Como em todas as grandes sepulturas colectivas do Neolítico, o monumento fala-nos não só dos que morreram, mas dos que viveram. Os ossários espalhados dentro deste dólmen revelam práticas funerárias alargadas, não um corpo, mas muitos corpos, ao longo de gerações. E o sítio assegura-nos que as sociedades dessas eras longínquas já tinham horizontes que ultrapassavam o círculo íntimo do aldeamento: as conchas marinhas, o marfim, as pontas de seta e uma alabarda acusam rotas de intercâmbio, trocas de prestígio, talvez peregrinações ou comércio rústico mas real. Há uma tensão entre o silencioso ermo do tempo e a ruidosa actividade humana que esse espaço de pedra testemunhou.

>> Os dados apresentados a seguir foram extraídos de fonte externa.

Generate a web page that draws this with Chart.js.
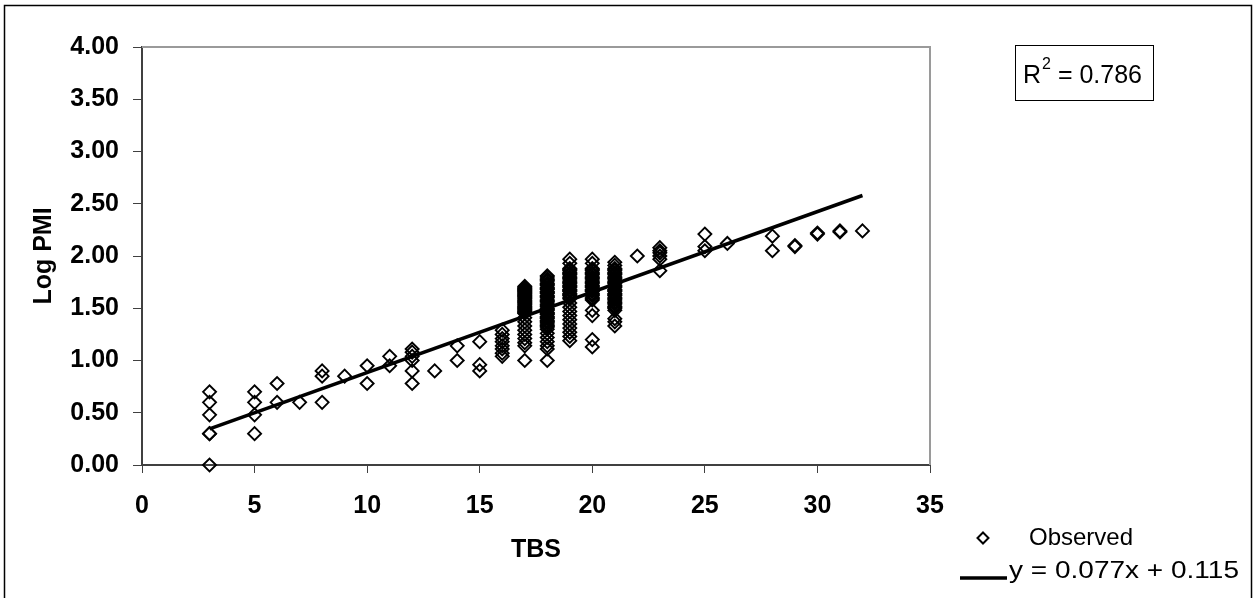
<!DOCTYPE html>
<html>
<head>
<meta charset="utf-8">
<title>Log PMI vs TBS</title>
<script src="https://cdn.jsdelivr.net/npm/chart.js@4.4.1/dist/chart.umd.min.js"></script>
<style>
    body { margin: 0; background: #fff; }
    #wrap { width: 1254px; height: 598px; }
</style>
</head>
<body>
<div id="wrap"><canvas id="my-chart" width="1254" height="598"></canvas></div>
<script>
// observed points, one list of Log PMI values per TBS score
const tbsValues = [3, 5, 6, 7, 8, 9, 10, 11, 12, 13, 14, 15, 16, 17, 18, 19, 20, 21, 22, 23, 25, 26, 28, 29, 30, 31, 32];
const logPmiByTbs = [
    [0.70, 0.60, 0.48, 0.30, 0.30, 0.00],
    [0.70, 0.60, 0.48, 0.30],
    [0.78, 0.60],
    [0.60],
    [0.90, 0.85, 0.60],
    [0.85],
    [0.95, 0.78],
    [1.04, 0.95],
    [1.11, 1.08, 1.04, 1.00, 0.90, 0.78],
    [0.90],
    [1.14, 1.00],
    [1.18, 0.96, 0.90],
    [1.29, 1.25, 1.21, 1.18, 1.14, 1.11, 1.07, 1.04],
    [1.71, 1.70, 1.69, 1.68, 1.67, 1.66, 1.65, 1.64, 1.63, 1.62, 1.61, 1.60, 1.59, 1.58, 1.57, 1.56,
     1.55, 1.54, 1.53, 1.52, 1.51, 1.50, 1.49, 1.48, 1.47, 1.46, 1.45,
     1.41, 1.37, 1.33, 1.29, 1.25, 1.21, 1.17, 1.14, 1.00],
    [1.81, 1.80, 1.78, 1.77, 1.76, 1.74, 1.73, 1.72, 1.70, 1.69, 1.68, 1.66, 1.65, 1.64, 1.62, 1.61,
     1.60, 1.58, 1.57, 1.56, 1.54, 1.53, 1.52, 1.50, 1.49, 1.48, 1.46, 1.45, 1.44, 1.42, 1.41, 1.40,
     1.38, 1.37, 1.36, 1.34, 1.33, 1.32, 1.30,
     1.26, 1.22, 1.18, 1.14, 1.11, 1.00],
    [1.97, 1.93, 1.88, 1.87, 1.86, 1.84, 1.83, 1.82, 1.80, 1.79, 1.78, 1.76, 1.75, 1.74, 1.72, 1.71,
     1.70, 1.68, 1.67, 1.66, 1.64, 1.63, 1.62, 1.60, 1.59,
     1.55, 1.51, 1.47, 1.43, 1.39, 1.35, 1.31, 1.27, 1.23, 1.19],
    [1.97, 1.93, 1.88, 1.87, 1.86, 1.84, 1.83, 1.82, 1.80, 1.79, 1.78, 1.76, 1.75, 1.74, 1.72, 1.71,
     1.70, 1.68, 1.67, 1.66, 1.64, 1.63, 1.62, 1.60, 1.59, 1.58,
     1.48, 1.43, 1.20, 1.13],
    [1.94, 1.91, 1.88, 1.87, 1.86, 1.84, 1.83, 1.82, 1.80, 1.79, 1.78, 1.76, 1.75, 1.74, 1.72, 1.71,
     1.70, 1.68, 1.67, 1.66, 1.64, 1.63, 1.62, 1.60, 1.59, 1.58, 1.56, 1.55, 1.54, 1.52, 1.51, 1.50, 1.48,
     1.40, 1.37, 1.33],
    [2.00],
    [2.08, 2.05, 2.03, 2.00, 1.97, 1.86],
    [2.21, 2.09, 2.05],
    [2.12],
    [2.19, 2.05],
    [2.09, 2.10],
    [2.21, 2.22],
    [2.23, 2.24],
    [2.24]
];

// fitted trend line y = 0.077x + 0.115, end points
const trendX = [3, 32];
const trendY = [0.346, 2.579];

const xTickValues = [0, 5, 10, 15, 20, 25, 30, 35];
const xTickLabels = ["0", "5", "10", "15", "20", "25", "30", "35"];
const yTickValues = [0, 0.5, 1, 1.5, 2, 2.5, 3, 3.5, 4];
const yTickLabels = ["0.00", "0.50", "1.00", "1.50", "2.00", "2.50", "3.00", "3.50", "4.00"];

const seriesName = "Observed";
const trendName = "y = 0.077x + 0.115";
const rSquared = "0.786";

const FONT = '"Liberation Sans", Arial, sans-serif';
Chart.defaults.font.family = FONT;
Chart.defaults.color = "#000";

const observed = [];
tbsValues.forEach((tbs, i) => {
    logPmiByTbs[i].forEach((v) => observed.push({ x: tbs, y: v }));
});
const trend = trendX.map((x, i) => ({ x: x, y: trendY[i] }));

// frame, plot border, R2 box and legend (drawn like the excel sheet)
const decorations = {
    id: "decorations",
    beforeDatasetsDraw(chart) {
        const { ctx, chartArea: a } = chart;
        ctx.save();
        ctx.strokeStyle = "#9a9a9a";
        ctx.lineWidth = 2;
        ctx.beginPath();
        ctx.moveTo(a.left, a.top);
        ctx.lineTo(a.right, a.top);
        ctx.lineTo(a.right, a.bottom);
        ctx.stroke();
        ctx.restore();
    },
    afterDraw(chart) {
        const ctx = chart.ctx;
        ctx.save();
        ctx.strokeStyle = "#000";
        ctx.fillStyle = "#000";

        // outer frame
        ctx.lineWidth = 1.5;
        ctx.strokeRect(4.5, 5.5, 1247, 620);

        // R squared box
        ctx.lineWidth = 1;
        ctx.strokeRect(1015.5, 45.5, 138, 55);
        ctx.textBaseline = "middle";
        ctx.font = "25px " + FONT;
        ctx.fillText("R", 1023, 76);
        let x = 1023 + ctx.measureText("R").width;
        ctx.font = "16px " + FONT;
        ctx.fillText("2", x + 1, 65);
        x += ctx.measureText("2").width + 1;
        ctx.font = "25px " + FONT;
        ctx.fillText(" = " + rSquared, x, 76);

        // legend
        ctx.lineWidth = 2;
        ctx.beginPath();
        ctx.moveTo(983, 532.5);
        ctx.lineTo(988.5, 538);
        ctx.lineTo(983, 543.5);
        ctx.lineTo(977.5, 538);
        ctx.closePath();
        ctx.stroke();
        ctx.font = "24px " + FONT;
        ctx.fillText(seriesName, 1029, 538);

        ctx.lineWidth = 3.5;
        ctx.beginPath();
        ctx.moveTo(960, 578);
        ctx.lineTo(1007, 578);
        ctx.stroke();
        // excel label comes out wider than the font metrics, stretch it a bit
        const w = ctx.measureText(trendName).width;
        ctx.translate(1009, 571);
        ctx.scale(230 / w, 1);
        ctx.fillText(trendName, 0, 0);
        ctx.restore();
    }
};

const ctx = document.getElementById("my-chart").getContext("2d");
const chart = new Chart(ctx, {
    type: "scatter",
    data: {
        datasets: [
            {
                label: trendName,
                data: trend,
                showLine: true,
                borderColor: "#000",
                borderWidth: 3.5,
                pointRadius: 0,
                clip: false
            },
            {
                label: seriesName,
                data: observed,
                pointStyle: "rectRot",
                pointRadius: 6.5,
                borderColor: "#000",
                borderWidth: 1.9,
                backgroundColor: "rgba(0,0,0,0)",
                clip: false
            }
        ]
    },
    options: {
        responsive: false,
        animation: false,
        layout: { padding: { left: 0, top: 47, right: 324, bottom: 0 } },
        plugins: {
            legend: { display: false },
            tooltip: { enabled: false }
        },
        scales: {
            x: {
                type: "linear",
                min: 0,
                max: 35,
                afterFit: (s) => { s.height = 133; },
                afterBuildTicks: (s) => { s.ticks = xTickValues.map((v) => ({ value: v })); },
                ticks: {
                    padding: 18,
                    font: { size: 25, weight: "bold" },
                    color: "#000",
                    callback: (v, i) => xTickLabels[i]
                },
                grid: { drawOnChartArea: false, tickLength: 8, tickColor: "#404040", tickWidth: 1 },
                border: { color: "#404040", width: 2 },
                title: {
                    display: true,
                    text: "TBS",
                    font: { size: 25, weight: "bold" },
                    color: "#000",
                    padding: { top: 0, bottom: 33 }
                }
            },
            y: {
                min: 0,
                max: 4,
                afterFit: (s) => { s.width = 142; },
                afterBuildTicks: (s) => { s.ticks = yTickValues.map((v) => ({ value: v })); },
                ticks: {
                    padding: 14,
                    font: { size: 25, weight: "bold" },
                    color: "#000",
                    callback: (v, i) => yTickLabels[i]
                },
                grid: { drawOnChartArea: false, tickLength: 9, tickColor: "#404040", tickWidth: 1 },
                border: { color: "#404040", width: 2 },
                title: {
                    display: true,
                    text: "Log PMI",
                    font: { size: 25, weight: "bold" },
                    color: "#000",
                    padding: { top: 29, bottom: 0 }
                }
            }
        }
    },
    plugins: [decorations]
});
</script>
</body>
</html>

A dimensão do túmulo indica algo mais que pragmatismo mortuário. Sugere uma crença, uma hierarquia, um modo de estar na comunidade, um culto talvez, ou uma memória partilhada que justificasse o esforço de erguer ortóstatos monumentais, cobri-los com lajes horizontais, cercar tudo com um monte de areia e pequenas pedras. Não se trata apenas de enterrar, mas de erguer símbolo, de marcar paisagem com corpo humano, com mito, com memória, de afirmar identidade.
O tempo pré-histórico, esse perene mistério, ensina-nos que os seres humanos sempre souberam da morte como presença inevitável, e da vida como tarefa de durar, não só sobreviver, mas ser lembrado. A presença do mar nas trocas, o prestígio e o símbolo espelham uma necessidade antiga de nos situarmos no mundo, não apenas entre vizinhos, mas entre mares e caminhos.

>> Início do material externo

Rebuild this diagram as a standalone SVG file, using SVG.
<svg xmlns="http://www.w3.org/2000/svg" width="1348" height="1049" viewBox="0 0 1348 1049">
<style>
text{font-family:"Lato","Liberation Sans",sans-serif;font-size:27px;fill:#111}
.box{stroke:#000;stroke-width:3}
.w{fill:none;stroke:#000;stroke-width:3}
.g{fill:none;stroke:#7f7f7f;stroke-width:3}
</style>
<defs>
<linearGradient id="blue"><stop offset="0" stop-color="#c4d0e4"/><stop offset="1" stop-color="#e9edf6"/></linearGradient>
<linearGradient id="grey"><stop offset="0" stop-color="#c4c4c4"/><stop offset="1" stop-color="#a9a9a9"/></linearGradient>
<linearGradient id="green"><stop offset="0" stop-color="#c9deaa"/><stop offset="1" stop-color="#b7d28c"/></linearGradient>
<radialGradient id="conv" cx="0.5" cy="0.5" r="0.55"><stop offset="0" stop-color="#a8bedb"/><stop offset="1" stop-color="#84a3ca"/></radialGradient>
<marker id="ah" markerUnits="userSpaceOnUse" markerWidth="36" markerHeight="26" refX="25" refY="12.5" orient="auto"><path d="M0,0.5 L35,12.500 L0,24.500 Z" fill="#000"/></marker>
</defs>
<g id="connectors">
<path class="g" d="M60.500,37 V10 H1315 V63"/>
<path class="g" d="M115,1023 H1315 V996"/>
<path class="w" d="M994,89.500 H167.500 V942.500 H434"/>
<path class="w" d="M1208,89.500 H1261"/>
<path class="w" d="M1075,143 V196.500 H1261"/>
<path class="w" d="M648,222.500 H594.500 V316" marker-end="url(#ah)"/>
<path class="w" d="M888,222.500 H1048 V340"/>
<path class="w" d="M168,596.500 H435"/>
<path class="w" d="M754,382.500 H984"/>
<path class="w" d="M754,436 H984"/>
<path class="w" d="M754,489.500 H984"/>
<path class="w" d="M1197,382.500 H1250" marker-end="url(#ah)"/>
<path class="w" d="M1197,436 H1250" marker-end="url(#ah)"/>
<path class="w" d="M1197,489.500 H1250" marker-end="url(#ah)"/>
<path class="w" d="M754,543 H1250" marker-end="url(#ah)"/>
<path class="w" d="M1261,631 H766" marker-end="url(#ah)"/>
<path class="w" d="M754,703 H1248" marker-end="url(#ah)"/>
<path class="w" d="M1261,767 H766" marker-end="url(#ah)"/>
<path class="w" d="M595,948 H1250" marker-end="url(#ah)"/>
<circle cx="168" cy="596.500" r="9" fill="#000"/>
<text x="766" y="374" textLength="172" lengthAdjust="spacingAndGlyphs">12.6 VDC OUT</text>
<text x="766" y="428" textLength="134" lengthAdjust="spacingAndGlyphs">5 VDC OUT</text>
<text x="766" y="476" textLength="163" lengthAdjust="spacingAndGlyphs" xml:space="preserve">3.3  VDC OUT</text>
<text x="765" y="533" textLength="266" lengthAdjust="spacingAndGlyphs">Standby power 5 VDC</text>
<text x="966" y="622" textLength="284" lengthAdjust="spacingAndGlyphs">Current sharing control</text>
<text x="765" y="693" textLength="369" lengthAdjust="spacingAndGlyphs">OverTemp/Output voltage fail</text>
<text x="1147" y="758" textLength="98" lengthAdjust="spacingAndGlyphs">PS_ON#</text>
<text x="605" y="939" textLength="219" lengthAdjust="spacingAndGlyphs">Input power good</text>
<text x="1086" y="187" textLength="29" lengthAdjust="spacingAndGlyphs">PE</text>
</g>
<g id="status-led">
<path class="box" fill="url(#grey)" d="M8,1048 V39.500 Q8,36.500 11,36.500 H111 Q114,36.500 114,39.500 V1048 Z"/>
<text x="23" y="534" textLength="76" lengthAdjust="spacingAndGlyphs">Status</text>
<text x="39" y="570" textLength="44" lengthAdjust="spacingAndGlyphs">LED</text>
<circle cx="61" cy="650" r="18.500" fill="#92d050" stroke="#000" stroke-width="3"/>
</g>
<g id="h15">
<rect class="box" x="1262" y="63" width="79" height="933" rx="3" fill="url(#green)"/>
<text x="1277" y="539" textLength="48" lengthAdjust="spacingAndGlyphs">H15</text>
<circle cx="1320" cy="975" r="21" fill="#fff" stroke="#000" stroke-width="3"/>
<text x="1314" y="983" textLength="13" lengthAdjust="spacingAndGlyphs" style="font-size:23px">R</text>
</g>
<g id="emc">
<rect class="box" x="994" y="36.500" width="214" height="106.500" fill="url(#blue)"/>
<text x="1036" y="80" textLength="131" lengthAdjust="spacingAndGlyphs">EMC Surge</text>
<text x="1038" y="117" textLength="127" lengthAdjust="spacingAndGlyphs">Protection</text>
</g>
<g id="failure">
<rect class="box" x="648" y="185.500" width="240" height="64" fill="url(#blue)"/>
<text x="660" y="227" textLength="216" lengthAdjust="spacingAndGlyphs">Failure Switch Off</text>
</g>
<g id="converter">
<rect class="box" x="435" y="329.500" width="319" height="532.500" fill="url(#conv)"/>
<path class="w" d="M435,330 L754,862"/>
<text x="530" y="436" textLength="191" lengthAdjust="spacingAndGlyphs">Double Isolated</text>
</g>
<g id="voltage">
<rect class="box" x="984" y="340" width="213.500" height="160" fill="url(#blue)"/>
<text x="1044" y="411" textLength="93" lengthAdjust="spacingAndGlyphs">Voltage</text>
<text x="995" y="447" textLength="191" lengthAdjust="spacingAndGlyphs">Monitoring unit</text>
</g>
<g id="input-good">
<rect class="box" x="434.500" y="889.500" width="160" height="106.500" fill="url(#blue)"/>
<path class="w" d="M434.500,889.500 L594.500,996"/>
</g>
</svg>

Hoje, quando civilizações inteiras se perguntam sobre o apagamento da memória sob o peso da obsolescência digital, estas estruturas de pedra insultam-nos. Nós, que tantas vezes falhamos em conservar a memória recente, que desvalorizamos monumentos e memoriais, olhamos para estas lajes verticais, estas conchas, estas ossadas, e percebemos que, se quisermos, somos tão mortais e efémeros quanto os nossos antepassados. Mas também que somos uma ponte para o invisível, se nos dermos conta.
O novo dólmen da Andaluzia não é só um túmulo, é um livro aberto para quem quiser ler. Há centenas de perguntas enterradas — quem foram estas pessoas, como viviam, o que acreditavam, como organizavam o seu mundo — e poucas certezas. Mas talvez não seja necessário responder a tudo. Talvez baste escutar o silêncio que o monumento impõe e aprender a venerar o que permanece. Porque o que permanece é, afinal, aquilo que define o que somos. E aquilo que somos, passados cinco mil anos, continua a depender do nosso desejo de lembrar.